Now, in the latest chapter of the firm’s rapid turnaround, the innovation and transformation consultancy has revealed things only got better in 2018. A set of record results released in April have confirmed that fee income rocketed up by 14% over the course of the prior 12 months, hitting £455.8 million. Considering the UK’s consulting market saw growth slow for the second year running (just 5.6%), PA’s performance is even more pronounced, especially in its first year of full results since influential Chair Marcus Agius stood down. 

The firm is also outpacing the global consulting market. Analytics firm Statista estimates that the consulting market expanded by 4.08% in 2018. As a result of such bullish demand, PA Consulting has also bolstered its staffing, boosting its consulting team’s headcount by 10% in the space of 12 months. 

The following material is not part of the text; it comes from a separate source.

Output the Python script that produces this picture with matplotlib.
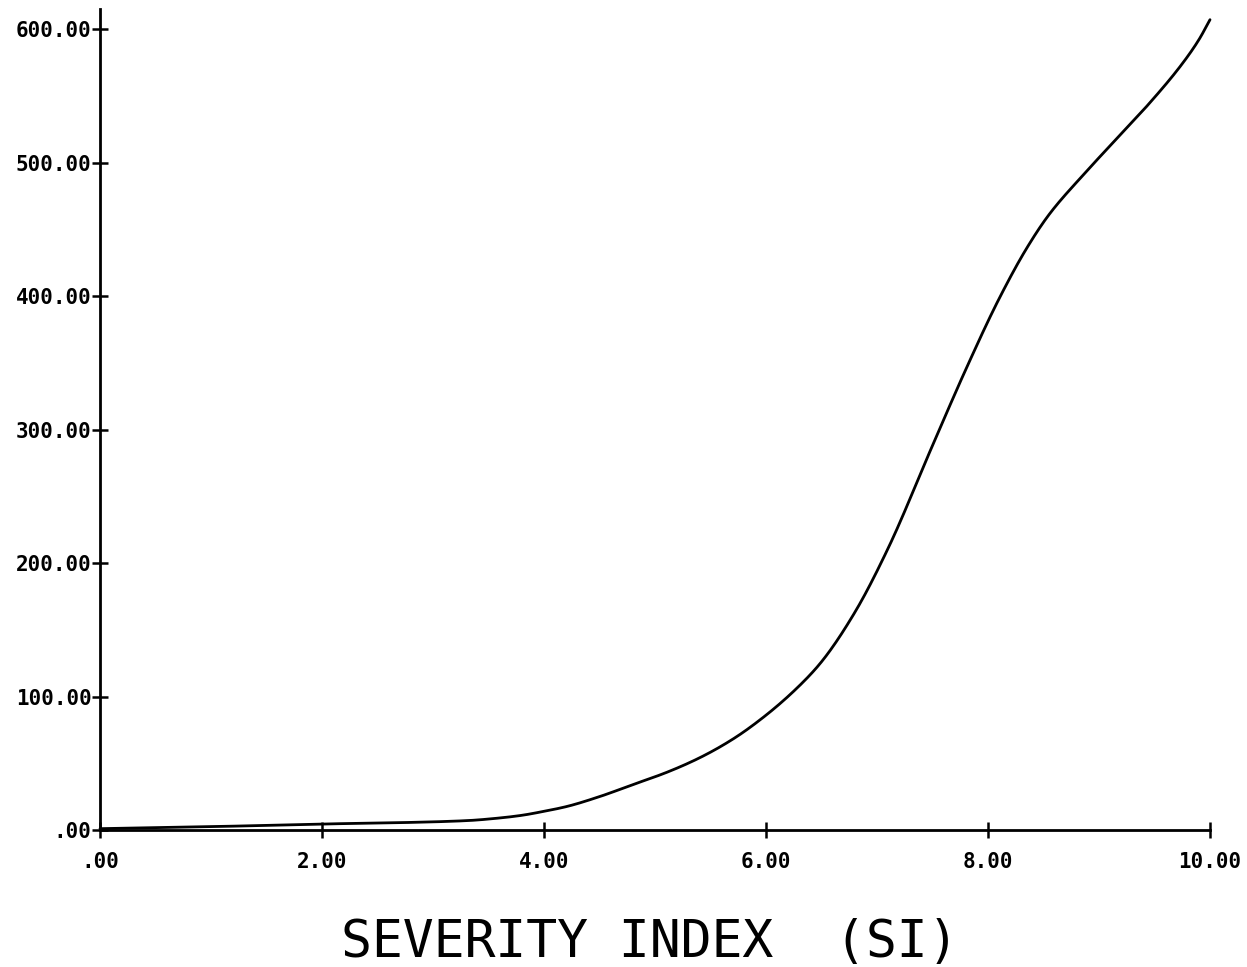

PA’s team was further strengthened with its continued acquisition campaign, which brought three new firms into the fold during 2018. Boston-based innovation company Essential Design, specialist digital service design firm We Are Friday and London-based digital insight and strategy consultancy Sparkler all became part of PA over the course of the year. PA has also announced plans to recruit 400 professionals for its new digital centre in Belfast. 

‘Not traditional’

In terms of client work, in the UK PA supported Skipping Rocks Lab to create an edible alternative to single use plastic drink packaging, and worked on a notable restructuring project at disability charity Scope. Further afield, PA helped Norwegian authorities deliver their citizen-facing digital services, while in the US and India, PA partnered with Virgin Hyperloop One to build the first new mode of transport in a century, one that hopes to revolutionise travel. It even worked with United Nations to identify the technologies most likely to contribute to the achievement of the organization's Sustainable Development Goals.

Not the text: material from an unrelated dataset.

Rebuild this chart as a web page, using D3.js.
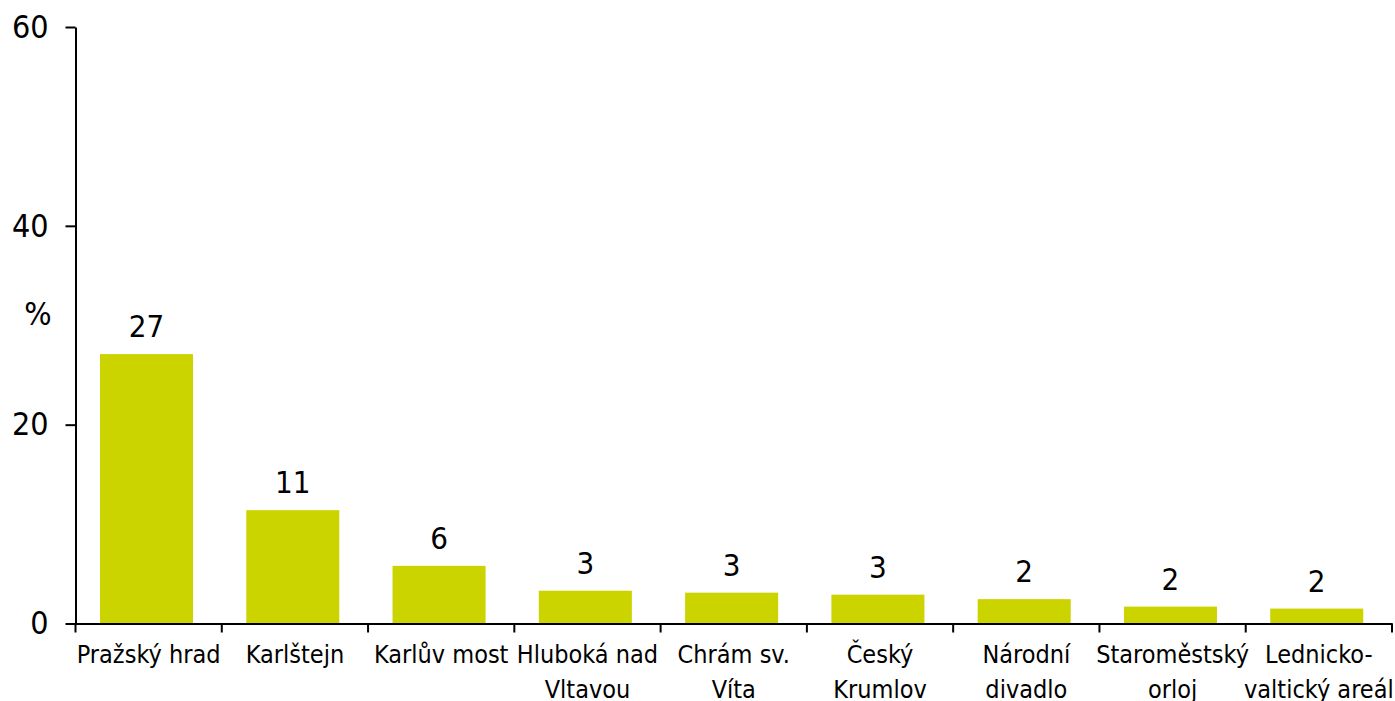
<!DOCTYPE html>
<html><head><meta charset="utf-8">
<script src="https://cdn.jsdelivr.net/npm/d3@7"></script>
<style>
html,body{margin:0;padding:0;background:#fff;}
svg{display:block;}
text{font-family:"DejaVu Sans Condensed","DejaVu Sans",sans-serif;fill:#000;}
</style></head>
<body>
<svg id="chart" width="1395" height="701"></svg>
<script>
const categories = ["Pražský hrad","Karlštejn","Karlův most","Hluboká nad\nVltavou","Chrám sv.\nVíta","Český\nKrumlov","Národní\ndivadlo","Staroměstský\norloj","Lednicko-\nvaltický areál"];
const values = [27.1, 11.4, 5.8, 3.3, 3.1, 2.9, 2.45, 1.7, 1.5];
const yTicks = [0, 20, 40, 60];
const yLabel = "%";

const svg = d3.select("#chart");
const mLeft = 75.5, mRight = 1392, mTop = 27, mBottom = 623.5;

const x = d3.scaleBand().domain(categories).range([mLeft, mRight]).paddingInner(0.364).paddingOuter(0.182).align(0.46);
const y = d3.scaleLinear().domain([0, 60]).range([mBottom, mTop]);

// bars
svg.append("g").selectAll("rect").data(values).join("rect")
  .attr("x", (d,i) => x(categories[i]))
  .attr("y", d => y(d))
  .attr("width", x.bandwidth())
  .attr("height", d => y(0) - y(d))
  .attr("fill", "#ccd400");

// value labels
svg.append("g").selectAll("text").data(values).join("text")
  .attr("x", (d,i) => x(categories[i]) + x.bandwidth()/2)
  .attr("y", d => y(d) - 17)
  .attr("text-anchor", "middle")
  .style("font-size", "31px")
  .text(d => d3.format(".0f")(d));

// y axis
const yAxis = svg.append("g").attr("transform", `translate(${mLeft},0)`)
  .call(d3.axisLeft(y).tickValues(yTicks).tickSize(10).tickSizeOuter(0).tickPadding(17));
yAxis.select(".domain").attr("stroke", "#000").attr("stroke-width", 2);
yAxis.selectAll(".tick line").attr("stroke", "#000").attr("stroke-width", 2);
yAxis.selectAll(".tick text").style("font-size", "32px").style("font-family", "'DejaVu Sans Condensed','DejaVu Sans',sans-serif").attr("fill", "#000");

// x axis
const xAxis = svg.append("g").attr("transform", `translate(0,${mBottom})`)
  .call(d3.axisBottom(x).tickSize(0).tickSizeOuter(0).tickFormat(""));
xAxis.select(".domain").attr("stroke", "#000").attr("stroke-width", 2);
const step = x.step();
const bounds = d3.range(categories.length + 1).map(i => mLeft + i * step);
svg.append("g").selectAll("line").data(bounds).join("line")
  .attr("x1", d => d).attr("x2", d => d)
  .attr("y1", mBottom).attr("y2", mBottom + 9)
  .attr("stroke", "#000").attr("stroke-width", 2);

// category labels
const lab = svg.append("g").selectAll("text").data(categories).join("text")
  .attr("x", d => mLeft + categories.indexOf(d) * step + step/2)
  .attr("y", 663)
  .attr("text-anchor", "middle")
  .style("font-size", "25px");
lab.each(function(d){
  const t = d3.select(this);
  const cx = mLeft + categories.indexOf(d) * step + step/2;
  d.split("\n").forEach((line, i) => {
    t.append("tspan").attr("x", cx).attr("dy", i === 0 ? 0 : 35).text(line);
  });
});

// y label
svg.append("text").attr("x", 38).attr("y", 325).attr("text-anchor", "middle")
  .style("font-size", "32px").text(yLabel);
</script>
</body></html>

Commenting on the year’s performance, Alan Middleton, PA Consulting CEO, said, “We’re not a traditional consulting firm and we think this is key to our ongoing success and why 98% of our clients recommend us… Our people are strategists, technologists, digital experts, consultants, designers, scientists and engineers – all of whom bring real-world experience, and apply it at pace. We offer the innovation, design, digital and transformation skills that our clients need to change, fast. There’s a sense of optimism behind our purpose. And it’s a feeling that inspires our people as well as our clients.”

The existing staff of PA also enjoyed a bumper year, as it was revealed that a refinancing manoeuver at the firm was expected to land over 1,000 employee shareholders a significant pay-out. The firm’s debt, which includes vendor loan notes put in place when Carlyle purchased the firm, is set to be refinanced in a deal worth £350 million.